"See, Christine!" said Jack. "In the first panel, this pair think of nothing but of each other. Presently they will have other thoughts. The stream beside which they wander is the Stream of Life. It widens as it goes. While they walk along its banks, the river grows broader and deeper. This means that as they grow older they grow wiser and learn more. So they go on continually, until they come to the mouth of the river, where it loses itself in the ocean of—what our friends tremble so much as to name. Tell me, is there terror, or doubt, or anxiety on their faces now that they have come to the end?"
"No; their faces are entirely happy."
"This you do not understand. Christine, if you were sure that in the end you would be as happy as that old woman at the end, would you be content to begin with the beginning? Would you play the part of that girl, and walk—with me—along the Stream of Life?"

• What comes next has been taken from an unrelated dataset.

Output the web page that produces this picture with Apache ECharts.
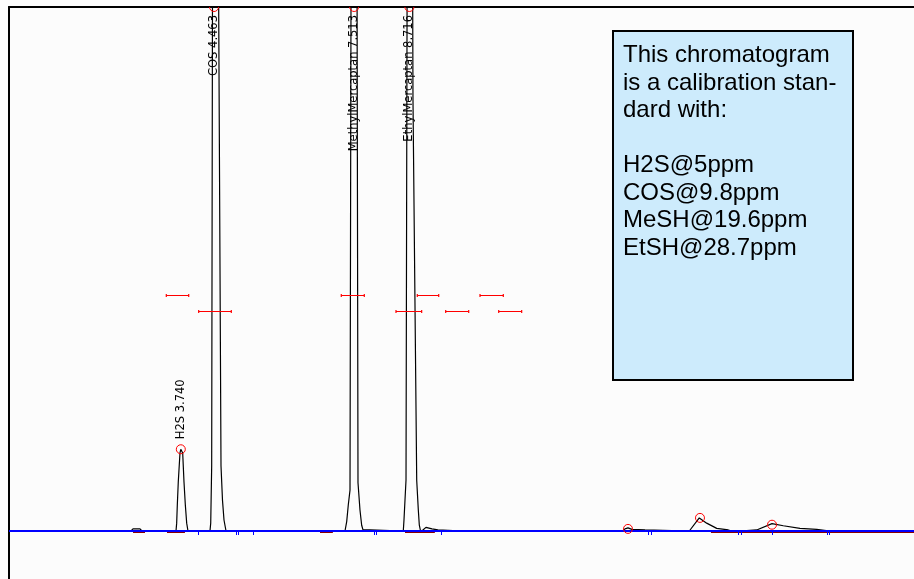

He took her hand, but she made no reply, save that her eyes filled with tears. Presently she murmured,
"They are always happy—at the beginning and at the end. Did they know at the beginning that there would be an end?"
"They knew; everybody knew; the very children knew almost from infancy the great Law of Nature, that for everything there is the allotted end. They knew it."
"And yet they were always happy. I cannot understand it."
"We have destroyed that happiness," said the young man. "Love cannot exist when there is no longer end, or change, or anything to hope or fear—no mystery, nothing to hope or fear. What is a woman outside the Museum in the eyes of the College? She is only the half of humanity, subject to disease and requiring food at intervals. She no longer attracts men by the sacred mystery of her beauty. She is not even permitted any longer to make herself beautiful by her dress; nor is she allowed to create the feeling of mystery and the unknown by seclusion. She lives in the open, like the rest. We all live together; we know what each one says and thinks and does; nay, most of us have left off thinking and talking altogether."
But Christine was hardly listening; she could not understand this talk. She was looking at the pictures.
"Oh," she said, "they look so happy! There is such a beautiful contentment in their eyes! They love each other so, that they think of nothing but their love. They have forgotten the end."